### Goal:
Write each line of the material exactly as given, from the top through the line that contains "['#a3acd6', '#9fd7e9', '#c9a2c9', '#e8302a', '#fbbba0'];", and omit all pictures.

### Data shown:
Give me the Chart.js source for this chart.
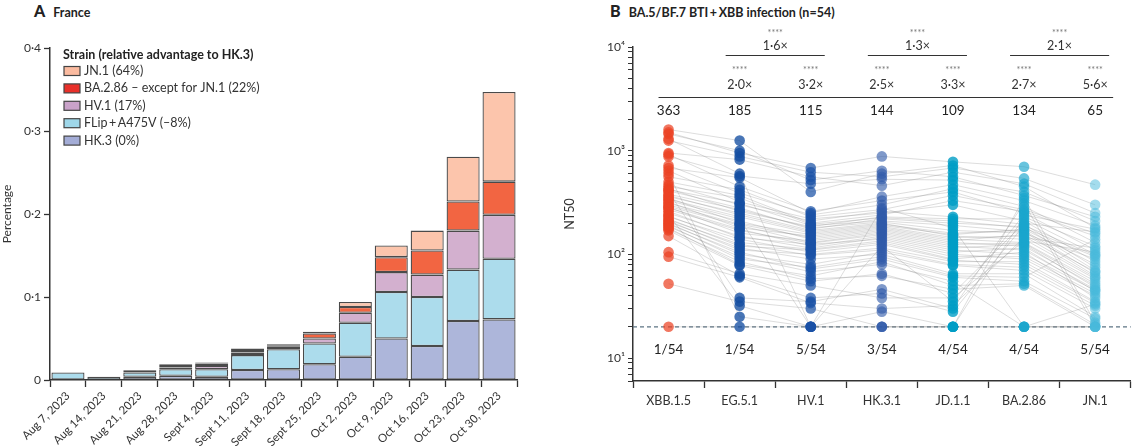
<!DOCTYPE html>
<html>
<head>
<meta charset="utf-8">
<script src="https://cdn.jsdelivr.net/npm/chart.js@4.4.0/dist/chart.umd.min.js"></script>
<style>
  body { margin: 0; background: #fff; width: 1136px; height: 447px; overflow: hidden; position: relative; font-family: Lato, sans-serif; }
  #panelA { position: absolute; left: 0; top: 0; }
  #panelB { position: absolute; left: 560px; top: 0; }
  .ttl { position: absolute; top: 1px; font-size: 12.5px; font-weight: bold; color: #222; white-space: nowrap; }
  .ttl b { font-size: 16px; margin-right: 8px; }
</style>
</head>
<body>
<div class="ttl" style="left:34px"><b>A</b>France</div>
<div class="ttl" style="left:610px"><b>B</b>BA.5/BF.7 BTI&#8201;+&#8201;XBB infection (n=54)</div>
<canvas id="panelA" width="560" height="447"></canvas>
<canvas id="panelB" width="576" height="447"></canvas>
<script>
// panel A - weekly share of strains in France
const weeks = ['Aug 7, 2023', 'Aug 14, 2023', 'Aug 21, 2023', 'Aug 28, 2023', 'Sept 4, 2023', 'Sept 11, 2023',
  'Sept 18, 2023', 'Sept 25, 2023', 'Oct 2, 2023', 'Oct 9, 2023', 'Oct 16, 2023', 'Oct 23, 2023', 'Oct 30, 2023'];
const shareHK3   = [0, 0, 0.004, 0.005, 0.004, 0.012, 0.013, 0.019, 0.028, 0.050, 0.041, 0.071, 0.073];
const shareFLip  = [0.009, 0.004, 0.005, 0.008, 0.009, 0.018, 0.024, 0.025, 0.041, 0.056, 0.059, 0.062, 0.073];
const shareHV1   = [0, 0, 0.002, 0.002, 0.004, 0.003, 0.003, 0.006, 0.012, 0.024, 0.027, 0.047, 0.053];
const shareBA286 = [0, 0, 0.001, 0.003, 0.003, 0.003, 0.002, 0.006, 0.007, 0.018, 0.029, 0.035, 0.040];
const shareJN1   = [0, 0, 0, 0.001, 0.001, 0.002, 0.001, 0.002, 0.006, 0.014, 0.024, 0.054, 0.108];
const strainLabels = ['HK.3 (0%)', 'FLip\u2009+\u2009A475V (–8%)', 'HV.1 (17%)', 'BA.2.86 – except for JN.1 (22%)', 'JN.1 (64%)'];
const strainColors = ['#adb6da', '#acdcec', '#d3b0cf', '#f26542', '#fcc5ac'];
const legendColors = ['#a3acd6', '#9fd7e9', '#c9a2c9', '#e8302a', '#fbbba0'];

// panel B - NT50 per participant (index = participant)
const variants = ['XBB.1.5', 'EG.5.1', 'HV.1', 'HK.3.1', 'JD.1.1', 'BA.2.86', 'JN.1'];
const geoMeans = ['363', '185', '115', '144', '109', '134', '65'];
const belowLod = ['1/54', '1/54', '5/54', '3/54', '4/54', '4/54', '5/54'];
const foldVsXbb = ['', '2·0×', '3·2×', '2·5×', '3·3×', '2·7×', '5·6×'];
const pairFold = ['1·6×', '1·3×', '2·1×'];
const lod = 20;
const ntXBB15 = [1600,1500,1450,1300,1250,950,920,880,720,680,640,600,560,500,470,450,430,420,410,400,380,370,360,350,340,330,320,310,300,290,285,280,270,260,250,240,235,230,220,215,210,205,200,195,190,185,180,175,170,150,105,95,52,20];
const ntEG51  = [1250,950,1000,600,880,820,450,570,390,550,320,25,420,370,300,350,260,310,280,38,270,240,250,200,230,220,180,210,195,190,160,175,170,145,150,32,130,140,120,125,110,115,100,105,90,95,80,85,78,62,65,60,35,20];
const ntHV1   = [400,680,520,20,620,560,260,480,240,250,220,20,230,200,210,195,185,190,175,35,180,165,170,155,160,20,150,140,145,130,135,120,128,125,115,20,112,105,110,98,100,90,80,72,75,68,62,58,55,38,50,34,30,20];
const ntHK31  = [600,880,640,280,560,460,330,530,300,360,250,20,270,240,260,225,230,210,220,46,205,195,200,185,190,120,180,170,175,160,165,150,155,140,145,28,135,125,130,110,115,100,105,90,95,80,85,62,65,42,38,30,20,20];
const ntJD11  = [720,780,560,180,680,620,400,520,430,470,300,20,370,330,230,210,220,190,200,30,170,160,150,145,155,35,140,130,135,120,125,110,115,100,105,20,95,88,90,80,85,65,78,60,62,55,50,46,42,28,38,32,20,20];
const ntBA286 = [450,700,370,20,540,480,250,400,290,330,210,350,270,260,195,180,220,165,185,310,160,170,140,150,175,240,130,120,155,110,128,100,125,90,115,230,95,80,105,75,85,65,70,55,60,20,52,50,200,190,135,145,20,20];
const ntJN1   = [180,470,230,20,300,250,110,210,130,190,85,22,160,150,75,95,100,62,70,20,90,66,58,60,80,175,55,50,68,46,52,45,48,40,44,120,42,34,38,32,35,25,30,24,140,20,21,20,165,98,105,115,33,20];
const dotColors = ['rgba(236,66,36,0.72)', 'rgba(20,78,162,0.78)', 'rgba(26,82,166,0.72)', 'rgba(48,90,170,0.62)',
  'rgba(0,158,198,0.8)', 'rgba(26,165,205,0.66)', 'rgba(72,186,220,0.5)'];

const txt = '#333';
const font = 'Lato, sans-serif';

// ---------- panel A ----------
const legendA = {
  id: 'legendA',
  afterDraw(chart) {
    const ctx = chart.ctx;
    ctx.save();
    ctx.textBaseline = 'middle';
    ctx.fillStyle = '#222';
    ctx.font = 'bold 12.5px ' + font;
    ctx.fillText('Strain (relative advantage to HK.3)', 63, 55);
    ctx.font = '12.5px ' + font;
    for (let k = 0; k < strainLabels.length; k++) {
      const i = strainLabels.length - 1 - k;
      const y = 71 + k * 17.4;
      ctx.fillStyle = legendColors[i];
      ctx.fillRect(64, y - 4.5, 16, 9);
      ctx.strokeStyle = '#444';
      ctx.lineWidth = 1.2;
      ctx.strokeRect(64, y - 4.5, 16, 9);
      ctx.fillStyle = txt;
      ctx.fillText(strainLabels[i], 84, y);
    }
    ctx.restore();
  }
};

const sharesA = [shareHK3, shareFLip, shareHV1, shareBA286, shareJN1];
new Chart(document.getElementById('panelA'), {
  type: 'bar',
  data: {
    labels: weeks,
    datasets: sharesA.map((d, i) => ({
      label: strainLabels[i],
      data: d,
      backgroundColor: strainColors[i],
      borderColor: '#4a4a4a',
      borderWidth: 1.3,
      borderSkipped: false,
      barPercentage: 0.92,
      categoryPercentage: 1
    }))
  },
  options: {
    responsive: false,
    animation: false,
    layout: { padding: { top: 48, right: 43, left: 0, bottom: 0 } },
    plugins: { legend: { display: false }, tooltip: { enabled: false } },
    scales: {
      x: {
        stacked: true,
        afterFit(s) { s.height = 67; },
        grid: { offset: true, drawOnChartArea: false, tickLength: 7, tickColor: '#333', tickWidth: 1.3 },
        border: { color: '#333', width: 1.5 },
        ticks: { color: txt, font: { family: font, size: 11.5 }, minRotation: 45, maxRotation: 45, autoSkip: false, padding: 2 }
      },
      y: {
        stacked: true,
        min: 0, max: 0.4,
        afterFit(s) { s.width = 50; },
        grid: { drawOnChartArea: false, tickLength: 6, tickColor: '#333', tickWidth: 1.3 },
        border: { color: '#333', width: 1.5 },
        ticks: {
          stepSize: 0.1, color: txt, padding: 3, font: { family: font, size: 12 },
          callback: v => v === 0 ? '0' : v.toFixed(1).replace('.', '·')
        },
        title: { display: true, text: 'Percentage', color: txt, font: { family: font, size: 12 }, padding: 0 }
      }
    }
  },
  plugins: [legendA]
});

// ---------- panel B ----------
const yTickValues = [];
[1, 10, 100, 1000].forEach(dec => {
  for (let m = 1; m <= 9; m++) if (m * dec >= 6) yTickValues.push(m * dec);
});
yTickValues.push(10000);
const powerLabels = { 10: '10¹', 100: '10²', 1000: '10³', 10000: '10⁴' };

const annotB = {
  id: 'annotB',
  beforeDatasetsDraw(chart) {
    const { ctx, chartArea, scales } = chart;
    const y = scales.y.getPixelForValue(lod);
    ctx.save();
    ctx.strokeStyle = '#5d7484';
    ctx.lineWidth = 1.2;
    ctx.setLineDash([4, 3]);
    ctx.beginPath();
    ctx.moveTo(chartArea.left, y);
    ctx.lineTo(chartArea.right, y);
    ctx.stroke();
    ctx.restore();
  },
  afterDraw(chart) {
    const { ctx, scales } = chart;
    const xp = i => scales.x.getPixelForValue(i);
    ctx.save();
    ctx.textAlign = 'center';
    ctx.textBaseline = 'middle';
    ctx.strokeStyle = '#333';
    ctx.lineWidth = 1.2;
    pairFold.forEach((t, k) => {
      const a = xp(1 + 2 * k), b = xp(2 + 2 * k);
      ctx.beginPath();
      ctx.moveTo(a - 14, 55.5);
      ctx.lineTo(b + 14, 55.5);
      ctx.stroke();
      ctx.fillStyle = '#777';
      ctx.font = '9px ' + font;
      ctx.fillText('****', (a + b) / 2, 33);
      ctx.fillStyle = txt;
      ctx.font = '12.5px ' + font;
      ctx.fillText(t, (a + b) / 2, 46);
    });
    foldVsXbb.forEach((t, i) => {
      if (!t) return;
      ctx.fillStyle = '#777';
      ctx.font = '9px ' + font;
      ctx.fillText('****', xp(i), 70);
      ctx.fillStyle = txt;
      ctx.font = '12.5px ' + font;
      ctx.fillText(t, xp(i), 85);
    });
    ctx.beginPath();
    ctx.moveTo(xp(0) - 10, 97.5);
    ctx.lineTo(xp(6) + 18, 97.5);
    ctx.stroke();
    ctx.font = '13.5px ' + font;
    ctx.fillStyle = '#222';
    geoMeans.forEach((t, i) => ctx.fillText(t, xp(i), 111));
    belowLod.forEach((t, i) => ctx.fillText(t, xp(i), 350));
    ctx.restore();
  }
};

const columns = [ntXBB15, ntEG51, ntHV1, ntHK31, ntJD11, ntBA286, ntJN1];
const dotSets = columns.map((c, j) => ({
  label: variants[j],
  data: c.map(v => ({ x: variants[j], y: v })),
  showLine: false,
  pointRadius: 5.3,
  pointBorderWidth: 0,
  pointBackgroundColor: dotColors[j],
  order: 1
}));
const lineSets = ntXBB15.map((_, i) => ({
  label: 'p' + (i + 1),
  data: columns.map(c => c[i]),
  borderColor: 'rgba(130,130,130,0.27)',
  borderWidth: 1,
  pointRadius: 0,
  order: 2
}));

new Chart(document.getElementById('panelB'), {
  type: 'line',
  data: { labels: variants, datasets: dotSets.concat(lineSets) },
  options: {
    responsive: false,
    animation: false,
    layout: { padding: { top: 47, right: 1, left: 0, bottom: 0 } },
    plugins: { legend: { display: false }, tooltip: { enabled: false } },
    scales: {
      x: {
        type: 'category',
        offset: true,
        afterFit(s) { s.height = 66; },
        grid: { offset: true, drawOnChartArea: false, tickLength: 7, tickColor: '#333', tickWidth: 1.3 },
        border: { color: '#333', width: 1.5 },
        ticks: { color: txt, font: { family: font, size: 12.5 }, padding: 5 }
      },
      y: {
        type: 'logarithmic',
        min: 6, max: 10000,
        afterFit(s) { s.width = 73; },
        afterBuildTicks(s) { s.ticks = yTickValues.map(v => ({ value: v })); },
        grid: { drawOnChartArea: false, tickLength: 5, tickColor: '#333', tickWidth: 1 },
        border: { color: '#333', width: 1.5 },
        ticks: { autoSkip: false, color: txt, padding: 3, font: { family: font, size: 12 }, callback: v => powerLabels[v] || '' },
        title: { display: true, text: 'NT50', color: txt, font: { family: font, size: 12.5 }, padding: 2 }
      }
    }
  },
  plugins: [annotB]
});
</script>
</body>
</html>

### Expected answer:
Give me the Chart.js source for this chart.
<!DOCTYPE html>
<html>
<head>
<meta charset="utf-8">
<script src="https://cdn.jsdelivr.net/npm/chart.js@4.4.0/dist/chart.umd.min.js"></script>
<style>
  body { margin: 0; background: #fff; width: 1136px; height: 447px; overflow: hidden; position: relative; font-family: Lato, sans-serif; }
  #panelA { position: absolute; left: 0; top: 0; }
  #panelB { position: absolute; left: 560px; top: 0; }
  .ttl { position: absolute; top: 1px; font-size: 12.5px; font-weight: bold; color: #222; white-space: nowrap; }
  .ttl b { font-size: 16px; margin-right: 8px; }
</style>
</head>
<body>
<div class="ttl" style="left:34px"><b>A</b>France</div>
<div class="ttl" style="left:610px"><b>B</b>BA.5/BF.7 BTI&#8201;+&#8201;XBB infection (n=54)</div>
<canvas id="panelA" width="560" height="447"></canvas>
<canvas id="panelB" width="576" height="447"></canvas>
<script>
// panel A - weekly share of strains in France
const weeks = ['Aug 7, 2023', 'Aug 14, 2023', 'Aug 21, 2023', 'Aug 28, 2023', 'Sept 4, 2023', 'Sept 11, 2023',
  'Sept 18, 2023', 'Sept 25, 2023', 'Oct 2, 2023', 'Oct 9, 2023', 'Oct 16, 2023', 'Oct 23, 2023', 'Oct 30, 2023'];
const shareHK3   = [0, 0, 0.004, 0.005, 0.004, 0.012, 0.013, 0.019, 0.028, 0.050, 0.041, 0.071, 0.073];
const shareFLip  = [0.009, 0.004, 0.005, 0.008, 0.009, 0.018, 0.024, 0.025, 0.041, 0.056, 0.059, 0.062, 0.073];
const shareHV1   = [0, 0, 0.002, 0.002, 0.004, 0.003, 0.003, 0.006, 0.012, 0.024, 0.027, 0.047, 0.053];
const shareBA286 = [0, 0, 0.001, 0.003, 0.003, 0.003, 0.002, 0.006, 0.007, 0.018, 0.029, 0.035, 0.040];
const shareJN1   = [0, 0, 0, 0.001, 0.001, 0.002, 0.001, 0.002, 0.006, 0.014, 0.024, 0.054, 0.108];
const strainLabels = ['HK.3 (0%)', 'FLip\u2009+\u2009A475V (–8%)', 'HV.1 (17%)', 'BA.2.86 – except for JN.1 (22%)', 'JN.1 (64%)'];
const strainColors = ['#adb6da', '#acdcec', '#d3b0cf', '#f26542', '#fcc5ac'];
const legendColors = ['#a3acd6', '#9fd7e9', '#c9a2c9', '#e8302a', '#fbbba0'];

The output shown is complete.